• _GIVEN EXERCISE_: Keep only the lines where "this" appears.

• _MATERIAL TO PROCESS_:
· · · ·
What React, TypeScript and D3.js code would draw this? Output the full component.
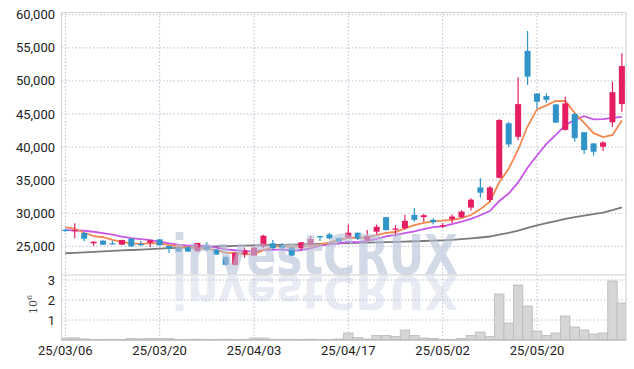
· · · ·
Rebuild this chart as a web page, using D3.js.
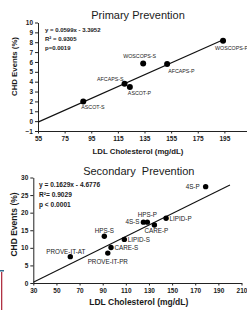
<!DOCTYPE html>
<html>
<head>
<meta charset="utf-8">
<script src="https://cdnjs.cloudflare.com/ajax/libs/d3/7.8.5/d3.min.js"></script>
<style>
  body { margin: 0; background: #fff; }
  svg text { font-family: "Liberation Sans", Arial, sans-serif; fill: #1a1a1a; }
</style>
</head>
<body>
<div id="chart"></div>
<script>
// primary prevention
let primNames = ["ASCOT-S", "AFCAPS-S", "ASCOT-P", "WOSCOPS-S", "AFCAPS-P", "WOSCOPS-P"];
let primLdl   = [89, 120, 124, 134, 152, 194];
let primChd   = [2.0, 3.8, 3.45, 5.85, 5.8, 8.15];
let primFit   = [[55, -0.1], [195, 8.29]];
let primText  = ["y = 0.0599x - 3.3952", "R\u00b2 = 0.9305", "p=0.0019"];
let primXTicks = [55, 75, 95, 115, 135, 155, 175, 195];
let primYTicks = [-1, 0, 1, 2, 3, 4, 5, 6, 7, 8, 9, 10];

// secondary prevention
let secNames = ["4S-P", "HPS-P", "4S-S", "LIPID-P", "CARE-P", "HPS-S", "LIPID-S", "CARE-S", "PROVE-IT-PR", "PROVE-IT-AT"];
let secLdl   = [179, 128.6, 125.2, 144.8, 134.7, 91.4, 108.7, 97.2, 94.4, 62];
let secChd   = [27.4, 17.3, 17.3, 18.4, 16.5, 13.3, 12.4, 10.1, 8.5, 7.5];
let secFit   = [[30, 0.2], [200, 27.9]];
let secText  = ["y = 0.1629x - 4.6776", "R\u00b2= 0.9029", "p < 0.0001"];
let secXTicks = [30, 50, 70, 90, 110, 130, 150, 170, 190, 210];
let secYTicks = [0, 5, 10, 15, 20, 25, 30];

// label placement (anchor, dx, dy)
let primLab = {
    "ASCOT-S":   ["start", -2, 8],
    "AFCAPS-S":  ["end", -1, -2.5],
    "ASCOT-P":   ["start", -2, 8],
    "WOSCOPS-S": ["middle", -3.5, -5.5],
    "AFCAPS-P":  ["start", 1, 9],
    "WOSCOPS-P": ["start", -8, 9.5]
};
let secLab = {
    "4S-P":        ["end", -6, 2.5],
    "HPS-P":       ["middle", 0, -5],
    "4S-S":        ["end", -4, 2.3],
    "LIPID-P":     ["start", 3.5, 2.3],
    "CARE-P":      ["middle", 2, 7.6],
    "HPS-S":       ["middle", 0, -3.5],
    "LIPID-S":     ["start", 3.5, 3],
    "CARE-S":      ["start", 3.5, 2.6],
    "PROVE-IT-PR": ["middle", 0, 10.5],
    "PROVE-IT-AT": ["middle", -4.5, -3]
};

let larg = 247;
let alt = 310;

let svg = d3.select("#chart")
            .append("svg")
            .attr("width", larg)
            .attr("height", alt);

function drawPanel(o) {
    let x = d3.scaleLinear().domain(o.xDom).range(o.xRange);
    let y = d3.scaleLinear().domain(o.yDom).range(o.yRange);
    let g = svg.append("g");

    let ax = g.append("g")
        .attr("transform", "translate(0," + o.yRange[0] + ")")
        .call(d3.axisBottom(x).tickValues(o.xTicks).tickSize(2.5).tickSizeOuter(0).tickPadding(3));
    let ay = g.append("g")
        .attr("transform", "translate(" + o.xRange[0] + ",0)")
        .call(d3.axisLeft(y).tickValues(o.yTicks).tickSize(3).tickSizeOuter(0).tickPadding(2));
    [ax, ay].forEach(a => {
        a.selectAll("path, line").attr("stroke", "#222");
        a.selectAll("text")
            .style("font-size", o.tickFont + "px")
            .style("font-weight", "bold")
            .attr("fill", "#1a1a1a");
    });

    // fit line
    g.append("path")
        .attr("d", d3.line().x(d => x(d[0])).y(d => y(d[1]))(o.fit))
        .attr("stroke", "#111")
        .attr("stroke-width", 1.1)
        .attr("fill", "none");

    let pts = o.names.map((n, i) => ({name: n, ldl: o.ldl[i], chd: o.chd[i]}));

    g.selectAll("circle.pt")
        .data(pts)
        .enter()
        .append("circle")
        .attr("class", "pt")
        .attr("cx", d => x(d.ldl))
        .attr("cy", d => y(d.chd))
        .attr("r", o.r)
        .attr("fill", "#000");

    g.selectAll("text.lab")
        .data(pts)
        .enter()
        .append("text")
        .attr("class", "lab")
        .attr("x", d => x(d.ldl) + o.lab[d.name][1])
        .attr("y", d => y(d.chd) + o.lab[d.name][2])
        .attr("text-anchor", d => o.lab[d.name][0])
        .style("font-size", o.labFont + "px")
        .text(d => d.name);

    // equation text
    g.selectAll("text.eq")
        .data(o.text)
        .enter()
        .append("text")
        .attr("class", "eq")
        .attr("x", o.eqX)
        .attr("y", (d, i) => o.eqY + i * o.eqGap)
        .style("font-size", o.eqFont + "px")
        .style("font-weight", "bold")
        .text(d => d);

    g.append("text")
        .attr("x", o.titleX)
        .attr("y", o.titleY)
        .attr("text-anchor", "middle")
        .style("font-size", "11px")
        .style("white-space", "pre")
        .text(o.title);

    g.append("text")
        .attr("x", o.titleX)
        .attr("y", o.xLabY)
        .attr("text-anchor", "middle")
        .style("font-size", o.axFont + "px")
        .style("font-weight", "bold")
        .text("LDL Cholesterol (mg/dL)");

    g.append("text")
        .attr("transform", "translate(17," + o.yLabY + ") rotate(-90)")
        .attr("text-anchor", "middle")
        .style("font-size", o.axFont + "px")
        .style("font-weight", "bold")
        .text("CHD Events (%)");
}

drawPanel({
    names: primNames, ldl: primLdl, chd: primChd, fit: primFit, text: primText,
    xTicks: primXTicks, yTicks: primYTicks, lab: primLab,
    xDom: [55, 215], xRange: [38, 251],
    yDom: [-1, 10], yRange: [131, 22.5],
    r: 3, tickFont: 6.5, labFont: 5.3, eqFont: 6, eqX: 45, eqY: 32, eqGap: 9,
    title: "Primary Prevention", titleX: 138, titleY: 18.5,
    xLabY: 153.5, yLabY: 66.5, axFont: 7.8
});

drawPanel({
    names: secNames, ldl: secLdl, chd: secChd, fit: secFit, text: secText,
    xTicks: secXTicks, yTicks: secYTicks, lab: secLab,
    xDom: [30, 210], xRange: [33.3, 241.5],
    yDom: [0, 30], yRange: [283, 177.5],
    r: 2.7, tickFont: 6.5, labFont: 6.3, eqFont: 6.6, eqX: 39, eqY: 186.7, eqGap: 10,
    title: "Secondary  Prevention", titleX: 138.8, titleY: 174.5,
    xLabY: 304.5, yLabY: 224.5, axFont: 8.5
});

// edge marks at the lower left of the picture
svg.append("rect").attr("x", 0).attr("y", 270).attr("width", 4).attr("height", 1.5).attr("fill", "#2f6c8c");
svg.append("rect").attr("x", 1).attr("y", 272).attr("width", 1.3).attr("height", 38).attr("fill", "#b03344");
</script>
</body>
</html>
· · · ·
• _RESPONSE_:
What React, TypeScript and D3.js code would draw this? Output the full component.
Rebuild this chart as a web page, using D3.js.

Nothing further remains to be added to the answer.